Para comemorar o 25 de Abril de
2006 escrevi isto. O de
2007 isto. O de
2008 isto. Hoje releio tudo e pergunto-me sobre o que escrever. Esta manhã a ideia ocorreu, vinda de ontem.
Como disse num dos posts que agora refiro, sendo dos que tem prova documental de que a polícia política do anterior regime não gostava de mim por eu não gostar dela, nunca quis ir à Torre do Tombo conferir o meu processo. Acabei por vê-lo este ano. Uma investigadora tinha-o pedido para consulta. Avisou-me e, amiga, invectivou-me a que fosse consultá-lo. Lá fui, aos Arquivos Nacionais, hesitante, uma tarde destas.
Confesso que ia inquieto. É sempre embaraçoso vermos o nosso retrato tirado pelos outros. Podemos não nos reconhecer. Além disso, os polícias nem sempre são bons fotógrafos, os «bufos» adoram apanhar-nos em roupa interior, num à la minute grotesco.
Abri a capa dos autos. Fantástica surpresa e lição do que a vida nos reserva. O meu processo é comum ao Eduardo Ferro Rodrigues, ali juntos por um momento, o futuro a encarregar-se de nos separar.
Abri-o. Não tem muita coisa.
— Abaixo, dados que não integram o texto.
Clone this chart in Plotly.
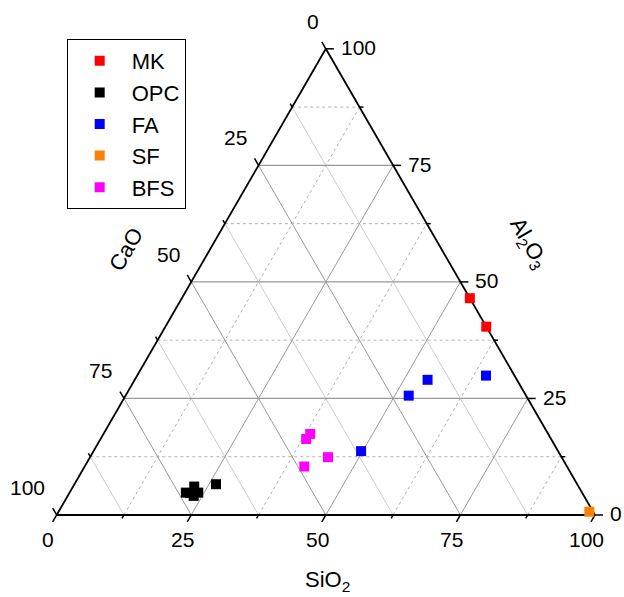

Em causa a actividade associativa, ali documentada com uns comunicados reprografados a stencil - a malta nova saberá o que é o stencil, que se emendava com verniz de unhas? - e umas quantas folhas volantes, da classe do «lê e passa».
No fim, lá estava, a evidência das vezes em que a DGS teve de se pronunciar sobre a minha conformidade política, uma porque concorri a um manhoso lugar de delegado interino do Procurador da República em qualquer ignorada comarca, a começar pela das Flores, outra - já nem me lembrava - porque a minha amiga Rosário tentou, ingénua, que eu encontrasse o almejado pão nosso num lugar no Ministério então chamado das Corporações, no qual, atentos eles e informados, nem da entrevista de selecção passei e, finalmente, uma terceira quando se tratou de ser colocado no Centro de Informática do Ministério da Justiça, por causa do que andara a escrever, desde 1969, sobre o binómio cibernética/Direito e outras insólitas bizarrias na altura basto esquisitas.
Falta dizer, porém, o que me leva a escrever este post, o que me doeu, ainda dói e faço por esquecer.
No meio daquela pouca papelada lá estava um auto de declarações. Ele fora ouvido. Fazia parte do Movimento Associativo, como eu. Se me perguntassem se ele tinha corrido também, Alameda abaixo, rumo à Rua de Malpique, das vezes em que a Polícia de Choque entrou em Direito, à vergastada e com cães, juraria que sim. Estou certo, isso sim, de que sempre foi um indómito radical, à esquerda de todos nós, o sorriso trocista ante as nossas hesitações conservadores, na sua boca reaccionárias, claro, pequeno-burgueses, por certo. Reservado, de poucas falas, esteve sempre perto de nós, próximo.
Só que desta feita, saído do cuidado silêncio que lhe conhecíamos, abrira-se, falador. Contara tudo, denunciara, à desbunda. Mentira, emporcalhando inocentes. Bamboleando-se ante os interrogadores, para se tornar apetecível, fizera-se de santo. No meio daquilo, lá vinha o Barreiros em reuniões onde nem me lembro de ter estado, contado ao pormenor, e a menção a todos os outros, tantos outros que o tínhamos por amigo, confidente, camarada, tudo agora ali, com nomes, com acusações, delações.
Aturdido, tentei saber se tinha sofrido violências, maus tratos que justificassem ter rachado. Garantem que não, os que eram seus íntimos. Pior do que um fraco só um merdas. E ele fora um merdas fraco, dos que o são mais do que para safar a pele, muito mais do que por um instinto de sobrevivência, mas pelo interesse em agradar, antecâmara do subir na vida.
Com o 25 de Abril encontrei-o muitas vezes. Revolucionário de língua, era figura gorda num partido da extrema esquerda, a pose e o paleio ajustados. Revi-o mais tarde em Macau, gordo, rico, advogado de sucesso, mas sempre à esquerda, claro, trocista, conspirador, acusador das heterodoxias alheias, indicador!
Fiz sessenta anos uns tempos depois de ter lido estes fólios, uma idade cruel, em que se olha para trás.
Hesito se lhe hei-de dizer na cara o que sei, procurando-o para o efeito. Apenas para que ajustemos contas com a História, a nossa história.
Denunciante, chibo, seguirá uma vida de colaboracionismo. Deve estar hoje a comemorar o 25 de Abril. Enquanto eu, estou a escrever sobre isto carregado de tristeza, envergonhado por ele ser parte do que é a minha geração.